For the past couple of weeks I've been porting my Streamflow app to use OSGi, with Glassfish/Felix as the container. It's been going pretty well with actually running the app, but the one thing I can't get to work consistently is classloader GC. Basically, if I start a bundle with my app, and then uninstall it or update it, sometimes the old classloader with its thousands of classes will be GC'ed, sometimes not. If I do a heap dump and analyze the references there are no GC roots holding the classloader, and yet it doesn't get GC'ed. But sometimes the exact same app when uninstalled will get GC'ed. Just doing reinstall a couple of times will cause a couple of classloaders to hang around in the "permgen", while others get GC'ed.

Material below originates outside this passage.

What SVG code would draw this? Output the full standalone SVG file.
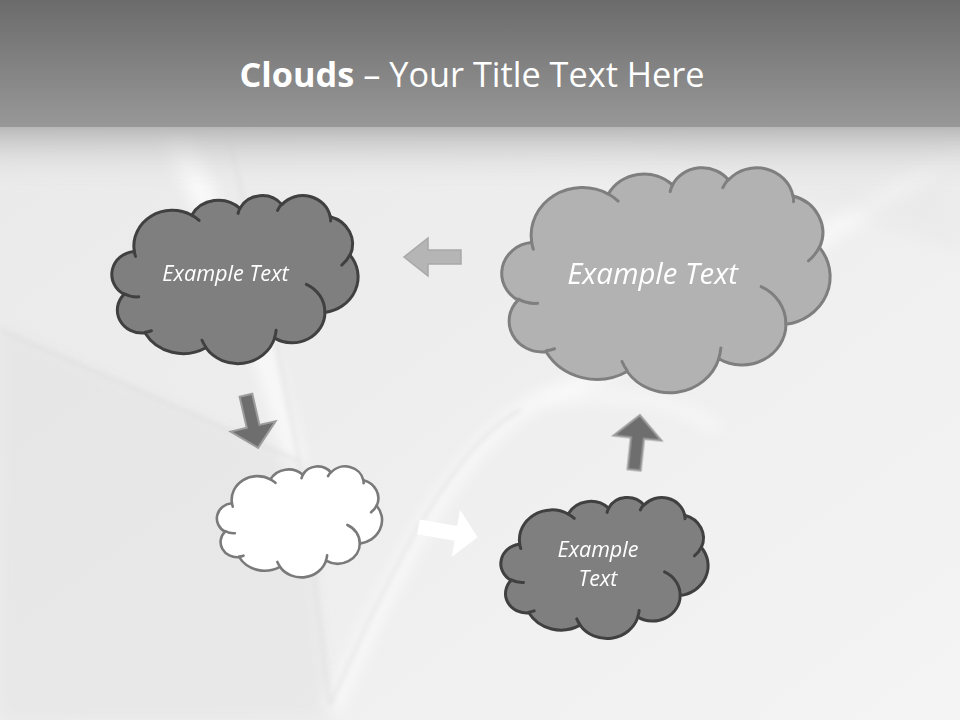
<svg xmlns="http://www.w3.org/2000/svg" xmlns:xlink="http://www.w3.org/1999/xlink" width="960" height="720" viewBox="0 0 960 720">
  <style>
    .lbl { font-family: "Open Sans", "Noto Sans", "DejaVu Sans", sans-serif; font-style: italic; fill: #ffffff; text-anchor: middle; }
    .title { font-family: "Open Sans", "Noto Sans", "DejaVu Sans", sans-serif; fill: #ffffff; text-anchor: middle; font-size: 34.3px; }
    .dark { fill: #7f7f7f; stroke: #404040; stroke-width: 3; }
    .mid { fill: #b2b2b2; stroke: #7f7f7f; stroke-width: 3; }
    .white { fill: #ffffff; stroke: #7a7a7a; stroke-width: 2.6; }
    .cl { vector-effect: non-scaling-stroke; stroke-linejoin: round; stroke-linecap: round; }
    .arrDark { fill: #6e6e6e; stroke: #9c9c9c; stroke-width: 2; }
    .arrLight { fill: #b5b5b5; stroke: #a8a8a8; stroke-width: 1.5; }
    .arrWhite { fill: #ffffff; stroke: none; }
  </style>
  <defs>
    <linearGradient id="hdr" x1="0" y1="0" x2="0" y2="1">
      <stop offset="0" stop-color="#6b6b6b"/>
      <stop offset="1" stop-color="#989898"/>
    </linearGradient>
    <linearGradient id="shade" x1="0" y1="0" x2="0" y2="1">
      <stop offset="0" stop-color="#b8b8b8"/>
      <stop offset="1" stop-color="#ebebeb" stop-opacity="0"/>
    </linearGradient>
    <linearGradient id="bg" x1="0" y1="0" x2="1" y2="1">
      <stop offset="0" stop-color="#e9e9e9"/>
      <stop offset="0.5" stop-color="#eeeeee"/>
      <stop offset="1" stop-color="#f4f4f4"/>
    </linearGradient>
    <filter id="blur" x="-20%" y="-20%" width="140%" height="140%">
      <feGaussianBlur stdDeviation="8"/>
    </filter>
    <filter id="blur2" x="-20%" y="-20%" width="140%" height="140%">
      <feGaussianBlur stdDeviation="2.5"/>
    </filter>
    <g id="cloud">
      <path class="cl" d="M 39 143.7 A 67.53 91.9 0 0 1 140.05 52.02 A 53.33 72.67 0 0 1 224.56 34.32 A 43.65 59.45 0 0 1 298.33 24.8 A 48.57 65.95 0 0 1 383.18 55.76 A 53.33 72.73 0 0 1 418.18 154.59 A 67.75 92.2 0 0 1 374.03 302.01 A 57.85 78.67 0 0 1 285.56 368.12 A 67.52 92.15 0 0 1 164.81 392.67 A 77.2 105.43 0 0 1 58.04 354.72 A 43.6 59.18 0 0 1 21.12 255.5 A 43.45 59.45 0 0 1 38.63 145.07 Z"/>
      <path class="cl" fill="none" d="M 46.93 261.77 A 43.45 59.45 0 0 1 21.59 253.79 M 69.28 348.99 A 43.6 59.18 0 0 1 58.2 352.8 M 164.78 390.9 A 67.52 92.15 0 0 1 158.09 373.46 M 288.27 347.51 A 67.52 92.15 0 0 1 285.61 366.59 M 341.29 229.54 A 57.85 78.67 0 0 1 373.81 300.9 M 417.98 153.54 A 53.33 72.73 0 0 1 403.5 180.3 M 383.24 54.26 A 48.57 65.95 0 0 1 384 66.9 M 290.78 39.52 A 48.57 65.95 0 0 1 298.2 23.4 M 221.41 47.2 A 43.65 59.45 0 0 1 225.05 33.18 M 140 51.92 A 67.53 91.9 0 0 1 153 65.4 M 41.27 157.89 A 67.53 91.9 0 0 1 39 143.71"/>
    </g>
  </defs>

  <!-- background -->
  <rect x="0" y="0" width="960" height="720" fill="url(#bg)"/>
  <g filter="url(#blur)">
    <polygon points="0,330 300,462 332,720 0,720" fill="#dddddd" opacity="0.35"/>
    <polygon points="160,128 190,128 268,330 305,465 290,470 245,330" fill="#ffffff" opacity="0.7"/>
    <path d="M 332 710 C 400 560 460 440 540 400 C 660 350 800 250 960 150" fill="none" stroke="#ffffff" stroke-width="16" opacity="0.6"/>
    <path d="M 540 400 C 620 390 680 400 720 430" fill="none" stroke="#ffffff" stroke-width="12" opacity="0.5"/>
    <polygon points="600,128 960,128 960,250" fill="#e4e4e4" opacity="0.4"/>
  </g>
  <g filter="url(#blur2)" fill="none" stroke="#dadada" stroke-width="2" opacity="0.8">
    <path d="M 228 135 L 268 300 L 300 465 L 330 705"/>
    <path d="M 330 705 C 395 560 455 445 520 410"/>
    <path d="M 0 330 L 300 462"/>
  </g>

  <!-- header band -->
  <rect x="0" y="127" width="960" height="60" fill="url(#shade)"/>
  <rect x="0" y="0" width="960" height="127" fill="url(#hdr)"/>
  <text class="title" x="472" y="87"><tspan font-weight="bold">Clouds</tspan> – Your Title Text Here</text>

  <!-- connectors -->
  <g id="connectors">
    <polygon class="arrLight" points="461,250 428,250 428,238 404,257 428,276 428,264 461,264"/>
    <polygon class="arrDark" transform="translate(252,421.5) rotate(77)" points="-27,-6.5 5,-6.5 5,-23 27,0 5,23 5,6.5 -27,6.5"/>
    <polygon class="arrWhite" transform="translate(448,532) rotate(10)" points="-30,-7.5 8,-7.5 8,-24 30,0 8,24 8,7.5 -30,7.5"/>
    <polygon class="arrDark" transform="translate(637,442.5) rotate(-84)" points="-27.5,-6.5 4.5,-6.5 4.5,-24 27.5,0 4.5,24 4.5,6.5 -27.5,6.5"/>
  </g>

  <!-- nodes -->
  <g id="cloud-top-left">
    <use href="#cloud" xlink:href="#cloud" class="dark" transform="translate(112,195) scale(0.5694,0.3889)"/>
    <text class="lbl" x="225.5" y="281" font-size="21.7">Example Text</text>
  </g>
  <g id="cloud-top-right">
    <use href="#cloud" xlink:href="#cloud" class="mid" transform="translate(502,167) scale(0.7593,0.5208)"/>
    <text class="lbl" x="652.5" y="284" font-size="29.3">Example Text</text>
  </g>
  <g id="cloud-small">
    <use href="#cloud" xlink:href="#cloud" class="white" transform="translate(217,466) scale(0.3819,0.2569)"/>
  </g>
  <g id="cloud-bottom">
    <use href="#cloud" xlink:href="#cloud" class="dark" transform="translate(501,497) scale(0.4792,0.3264)"/>
    <text class="lbl" x="598" y="557" font-size="21.5">Example</text>
    <text class="lbl" x="598" y="586" font-size="21.5">Text</text>
  </g>
</svg>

What to do? The conclusion seems to be that this is not Glassfish' fault, or Felix as the container, since they are really not holding any references. It seems like it's Java that is screwing it up!
I've also noticed that it is tremendously easy to screw things up in the OSGi model, when it comes to bundle uninstalling. The main culprits I've found while doing this work are threadlocals that are not cleared and libraries hanging on to application classloaders. Restlet, Solr and CGLIB have been the worst 3rd party offenders. I've now replaced CGLIB in Qi4j with just using ASM instead, so I have more control over the classloaders, and
that helped, but not to the point where I can get consistent classloader GC. Restlet has just added some cleanup of their threadlocals, so hopefully that will be better. For Solr I have to manually find the static fields holding classloaders and clear them using reflection. That's the kind of length you have to go to.
What to conclude from this, if I'm not missing something, is quite depressing. It means that the OSGi model as such is pretty useful, but that the dynamic classloading/unloading simply won't work consistently. I'll have to restart the whole VM to be sure that the classes are not hanging around. Quite sad.